Acme Packet, the iPhone 5, and the end of telecom

How much is the iPhone 5 affecting tech infrastructure businesses?

According to this article at xconomy.com, quite a bit.

“The company’s future rests on delivering networking technology that helps mobile operators, internet service providers and enterprises handle communications in the cloud—voice and video over IP, as well as other services—more securely and efficiently. And that’s where the iPhone 5, and other devices like it, come into play,“ writes Gregory Hang.

Hang interviewed Acme Packet founders, Andy Ory and Patrick MeLampy. Ory sees wireless carriers changing their entire network infrastructure over to IP-based technologies—which are, of course, what Acme Packet sells, in the form of session border controllers.

“We think the internet is going to switch to a session orientation for valuable things like communication and trusted exchanges of transactions.

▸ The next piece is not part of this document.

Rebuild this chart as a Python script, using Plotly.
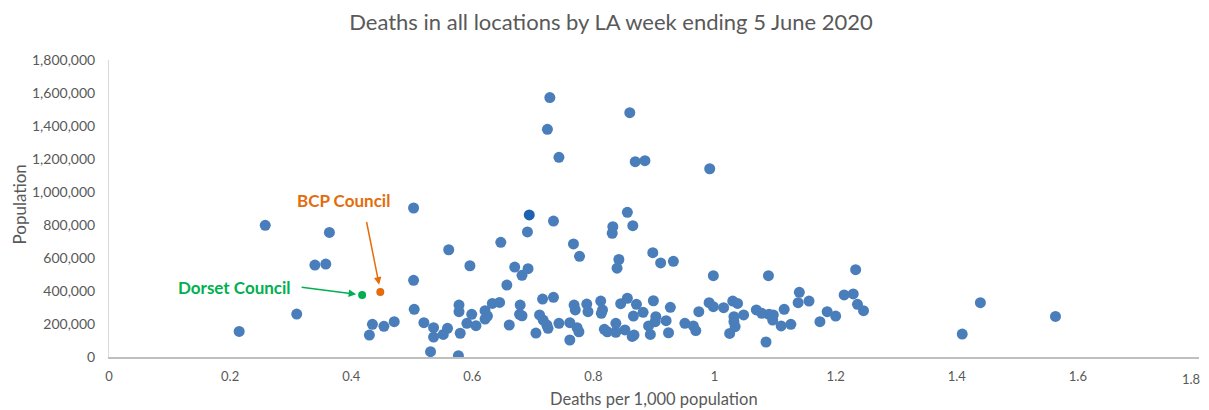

That will require an end-to-end signaling system,” MeLampy says. “It could be SIP [the Session Initiation Protocol that Acme Packet is based on], it could be something else. I don’t think you can do it on a packet-by-packet basis.”

Furthermore, people using voice over LTE from carriers “may start using it for other sessions that need identity and trust,” he says. “So the session orientation might become a bigger part of the Internet than people think.”

At the same time, he emphasizes, “We do what we do without any change to the internet.”